Oh, and don’t just practice the question/ answer technique on girls you want to sleep with. Because all broads have friends, and once you get a rep for being a charming guy, you’re in. We girls talk, you know.

I know it’s not the secret panty-removing handshake you were trawling for, but that’s some damned good advice I’ve just dispensed. If I do say so myself.

A “friend” of mine refuses to date me, but clearly nothing physically about me bothers her. She claims “personal reasons,” and says we can’t be more than friends (at least officially).

I know lots of guys would love to be in my situation, but this is not what I want.

Lonely Studmuffin

How interesting . . . someone who treated me the same way your special friend is treating you was also initialed L.S.! I was OK to whine to and fool around with, but no matter how many times his dick was in me, we were always “just friends” as far as he was concerned.
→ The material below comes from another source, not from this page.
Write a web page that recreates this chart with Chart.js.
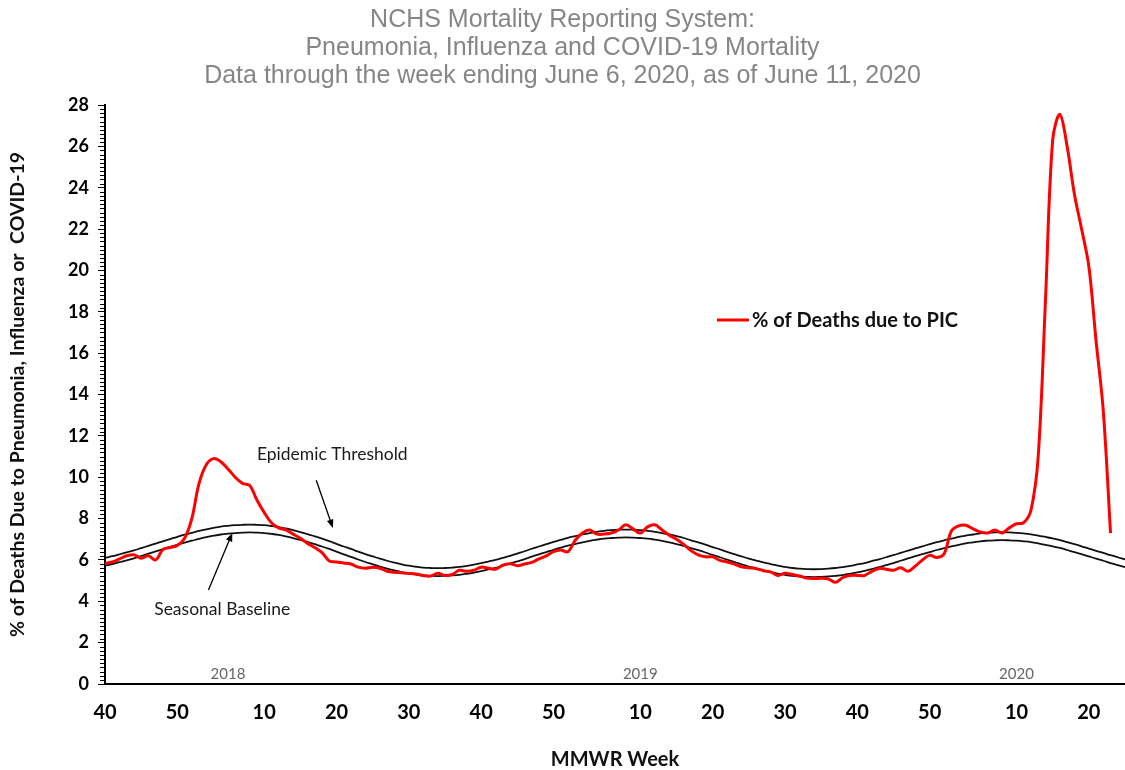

Sweet pea, you’re being played like I was being played. The damage this kind of scenario does to your ego and your psyche is devastating. Plus, feeling bad about yourself makes you fat and gives you pimples and wrinkles. Time to say bye-bye to this bitch. Immediately. Cutting things off cold turkey hurts like hell (and believe me, I’m still sad about that boy), but at least I know I did the right thing. And when I run into him, it won’t be my eye I’m poking.